I tried to get the toilet paper out of my mouth as I ran for the door, but one of the guys tackled me down on the ground. Knocking the breath out of me. Now that hurt worse then being dropped. He tried grabbing at my throat to choke me. Thankfully, I had learned to put Vaseline on my neck so people couldn’t get a proper grip. (I would re-apply it throughout the day.)
It was just enough for me to be able to go for his eyes. He pulled away right away. Just enough for me to get up. I ran for the doors again, but another one of the guys grabbed my shoulder. I in turn grabbed his fingers and bent them as far backwards as I could. He screamed in pain letting me go.
I finally made it to the doors and back into the school. I grabbed my bag and headed for the girls restroom. There I pulled out the toilet paper wad out of my mouth and cried as well as laughed in a stall. It was just a mix of emotions. I was terrified about what had happened, but also happy I survived it.
Winning the fight meant surviving it and getting away. End of. Not having some fancy Hollywood fight scene. All I wanted was to live and be left the fuck alone.

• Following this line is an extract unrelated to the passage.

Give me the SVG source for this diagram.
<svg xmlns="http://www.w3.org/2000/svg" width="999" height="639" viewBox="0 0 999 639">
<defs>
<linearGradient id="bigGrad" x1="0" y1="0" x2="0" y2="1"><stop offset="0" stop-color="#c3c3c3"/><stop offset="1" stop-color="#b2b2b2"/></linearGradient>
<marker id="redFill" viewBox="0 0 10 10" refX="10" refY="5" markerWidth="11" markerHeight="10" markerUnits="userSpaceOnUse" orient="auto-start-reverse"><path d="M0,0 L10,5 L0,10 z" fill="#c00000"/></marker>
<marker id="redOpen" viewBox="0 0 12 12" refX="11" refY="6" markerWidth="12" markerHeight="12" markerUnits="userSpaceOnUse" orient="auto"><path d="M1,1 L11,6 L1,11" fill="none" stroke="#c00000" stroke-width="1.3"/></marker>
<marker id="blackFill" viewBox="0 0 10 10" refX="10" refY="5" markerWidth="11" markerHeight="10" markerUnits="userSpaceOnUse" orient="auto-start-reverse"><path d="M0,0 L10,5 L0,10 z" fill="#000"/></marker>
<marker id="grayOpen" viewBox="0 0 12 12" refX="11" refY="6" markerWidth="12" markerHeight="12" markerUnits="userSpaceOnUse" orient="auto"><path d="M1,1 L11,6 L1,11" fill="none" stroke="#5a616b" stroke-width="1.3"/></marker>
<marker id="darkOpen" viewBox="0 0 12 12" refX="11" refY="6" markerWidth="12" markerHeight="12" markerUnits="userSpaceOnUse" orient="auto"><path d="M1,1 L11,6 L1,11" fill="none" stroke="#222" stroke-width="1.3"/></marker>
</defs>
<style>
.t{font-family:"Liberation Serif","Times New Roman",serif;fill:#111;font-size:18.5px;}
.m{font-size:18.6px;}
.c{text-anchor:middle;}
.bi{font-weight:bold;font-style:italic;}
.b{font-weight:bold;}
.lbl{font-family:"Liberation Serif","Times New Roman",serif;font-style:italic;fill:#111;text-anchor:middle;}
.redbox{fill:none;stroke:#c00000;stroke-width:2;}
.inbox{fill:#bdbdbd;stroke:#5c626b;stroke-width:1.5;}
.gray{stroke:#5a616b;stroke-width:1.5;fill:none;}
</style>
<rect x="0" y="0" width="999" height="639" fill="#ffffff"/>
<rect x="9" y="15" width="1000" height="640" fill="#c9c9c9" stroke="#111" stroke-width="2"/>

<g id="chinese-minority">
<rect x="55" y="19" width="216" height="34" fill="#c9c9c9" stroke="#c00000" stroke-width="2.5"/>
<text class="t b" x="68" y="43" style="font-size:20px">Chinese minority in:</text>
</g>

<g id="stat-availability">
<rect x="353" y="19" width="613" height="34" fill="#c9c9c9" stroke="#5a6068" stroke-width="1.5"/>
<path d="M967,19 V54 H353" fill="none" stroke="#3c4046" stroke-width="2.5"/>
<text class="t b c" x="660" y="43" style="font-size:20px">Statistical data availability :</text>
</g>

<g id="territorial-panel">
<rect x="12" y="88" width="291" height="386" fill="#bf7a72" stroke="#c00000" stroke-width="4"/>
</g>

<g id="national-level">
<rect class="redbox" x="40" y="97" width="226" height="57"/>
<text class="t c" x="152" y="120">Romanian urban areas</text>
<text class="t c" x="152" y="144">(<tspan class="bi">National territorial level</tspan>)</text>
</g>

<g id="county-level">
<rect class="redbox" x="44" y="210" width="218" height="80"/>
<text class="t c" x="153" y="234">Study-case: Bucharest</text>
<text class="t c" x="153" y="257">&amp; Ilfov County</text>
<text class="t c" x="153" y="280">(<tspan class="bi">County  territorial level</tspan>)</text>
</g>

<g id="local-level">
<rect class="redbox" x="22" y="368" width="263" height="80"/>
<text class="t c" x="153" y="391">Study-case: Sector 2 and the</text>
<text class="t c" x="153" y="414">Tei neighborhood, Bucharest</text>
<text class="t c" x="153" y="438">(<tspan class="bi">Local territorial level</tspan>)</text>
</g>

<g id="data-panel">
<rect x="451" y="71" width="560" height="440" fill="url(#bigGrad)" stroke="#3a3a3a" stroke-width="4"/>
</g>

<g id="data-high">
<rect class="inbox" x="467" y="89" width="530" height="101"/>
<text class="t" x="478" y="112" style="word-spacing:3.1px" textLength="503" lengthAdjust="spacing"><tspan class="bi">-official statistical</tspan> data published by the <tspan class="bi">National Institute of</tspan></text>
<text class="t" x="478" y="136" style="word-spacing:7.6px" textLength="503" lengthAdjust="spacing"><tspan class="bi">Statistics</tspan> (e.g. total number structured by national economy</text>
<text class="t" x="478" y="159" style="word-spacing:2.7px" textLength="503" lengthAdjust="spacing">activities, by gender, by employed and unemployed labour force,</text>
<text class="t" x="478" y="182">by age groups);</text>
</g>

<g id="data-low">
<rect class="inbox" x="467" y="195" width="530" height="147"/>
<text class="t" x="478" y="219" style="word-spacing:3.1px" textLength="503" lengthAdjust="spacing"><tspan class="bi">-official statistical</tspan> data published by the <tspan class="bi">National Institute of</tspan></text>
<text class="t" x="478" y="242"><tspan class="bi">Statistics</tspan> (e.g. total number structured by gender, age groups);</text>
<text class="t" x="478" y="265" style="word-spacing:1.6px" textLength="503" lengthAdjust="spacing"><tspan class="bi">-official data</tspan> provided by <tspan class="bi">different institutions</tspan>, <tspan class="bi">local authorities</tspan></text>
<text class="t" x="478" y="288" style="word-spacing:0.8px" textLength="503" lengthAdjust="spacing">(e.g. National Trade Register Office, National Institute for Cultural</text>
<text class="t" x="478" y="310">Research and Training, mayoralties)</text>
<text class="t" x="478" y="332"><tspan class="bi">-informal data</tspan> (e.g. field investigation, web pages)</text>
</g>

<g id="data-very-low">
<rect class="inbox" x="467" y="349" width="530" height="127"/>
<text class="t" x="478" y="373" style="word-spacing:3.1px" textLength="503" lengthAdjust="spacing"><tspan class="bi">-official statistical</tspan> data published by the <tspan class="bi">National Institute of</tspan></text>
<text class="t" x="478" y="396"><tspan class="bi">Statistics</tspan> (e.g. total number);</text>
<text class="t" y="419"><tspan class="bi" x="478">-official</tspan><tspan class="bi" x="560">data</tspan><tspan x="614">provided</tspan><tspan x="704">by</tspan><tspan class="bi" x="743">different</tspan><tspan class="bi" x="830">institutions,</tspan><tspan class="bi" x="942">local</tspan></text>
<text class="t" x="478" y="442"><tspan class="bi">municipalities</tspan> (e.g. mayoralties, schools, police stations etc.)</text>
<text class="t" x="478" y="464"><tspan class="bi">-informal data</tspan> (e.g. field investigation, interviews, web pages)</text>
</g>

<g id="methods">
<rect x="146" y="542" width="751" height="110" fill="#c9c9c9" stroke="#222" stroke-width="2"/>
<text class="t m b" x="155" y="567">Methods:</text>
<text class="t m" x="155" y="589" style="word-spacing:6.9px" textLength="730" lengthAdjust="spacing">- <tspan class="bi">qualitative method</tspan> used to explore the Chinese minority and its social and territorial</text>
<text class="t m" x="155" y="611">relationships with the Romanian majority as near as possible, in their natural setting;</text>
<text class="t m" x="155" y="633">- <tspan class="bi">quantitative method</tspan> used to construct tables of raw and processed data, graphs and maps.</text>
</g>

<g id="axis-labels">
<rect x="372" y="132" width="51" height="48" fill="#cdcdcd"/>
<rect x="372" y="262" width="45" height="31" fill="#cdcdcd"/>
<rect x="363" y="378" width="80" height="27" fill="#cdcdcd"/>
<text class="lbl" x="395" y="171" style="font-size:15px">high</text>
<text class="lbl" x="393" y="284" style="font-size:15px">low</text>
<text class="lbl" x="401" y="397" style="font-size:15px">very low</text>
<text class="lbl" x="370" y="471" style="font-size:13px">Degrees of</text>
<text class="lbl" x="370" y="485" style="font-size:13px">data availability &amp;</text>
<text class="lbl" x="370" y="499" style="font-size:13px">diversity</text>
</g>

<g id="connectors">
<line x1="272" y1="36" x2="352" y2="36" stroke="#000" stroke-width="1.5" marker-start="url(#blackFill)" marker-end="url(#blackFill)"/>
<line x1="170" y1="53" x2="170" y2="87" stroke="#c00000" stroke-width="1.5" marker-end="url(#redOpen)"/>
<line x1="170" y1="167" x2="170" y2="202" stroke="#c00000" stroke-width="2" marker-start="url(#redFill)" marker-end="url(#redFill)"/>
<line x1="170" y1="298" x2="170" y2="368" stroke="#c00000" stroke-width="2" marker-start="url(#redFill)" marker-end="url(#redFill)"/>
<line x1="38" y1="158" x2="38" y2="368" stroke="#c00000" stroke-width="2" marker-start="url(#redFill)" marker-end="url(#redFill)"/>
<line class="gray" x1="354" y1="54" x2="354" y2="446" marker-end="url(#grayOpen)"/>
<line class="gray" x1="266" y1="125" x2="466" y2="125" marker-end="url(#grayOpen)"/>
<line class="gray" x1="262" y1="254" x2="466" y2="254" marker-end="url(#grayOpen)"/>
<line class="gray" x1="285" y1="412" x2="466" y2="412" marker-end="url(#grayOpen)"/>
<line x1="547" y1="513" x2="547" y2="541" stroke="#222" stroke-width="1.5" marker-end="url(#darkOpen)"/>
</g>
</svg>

There were many other fights after that one. The difference between the beatings and the fights was that during the fights I fought back. I wasn’t going to be an easy beat down anymore.
If it wasn't for me finding; “The Art of War” by Sun Tzu in freshman year of high school, frankly I would be dead if it wasn't for him.
So if there was someway to meet him or communicate with him somehow I would tell him Thank You! I would tell him that his writing saved my life and there would never be enough I could do to repay him for that. He also gave me hope during a time when I had none. Now I’m not sure if we would be friends or whatever. (I can be a bit much sometimes so there is that.) I do hope I could give him a hug or something.
I still read, “The Art of War” at least once a year. It is the closest thing I have to any sort of thing to do religiously.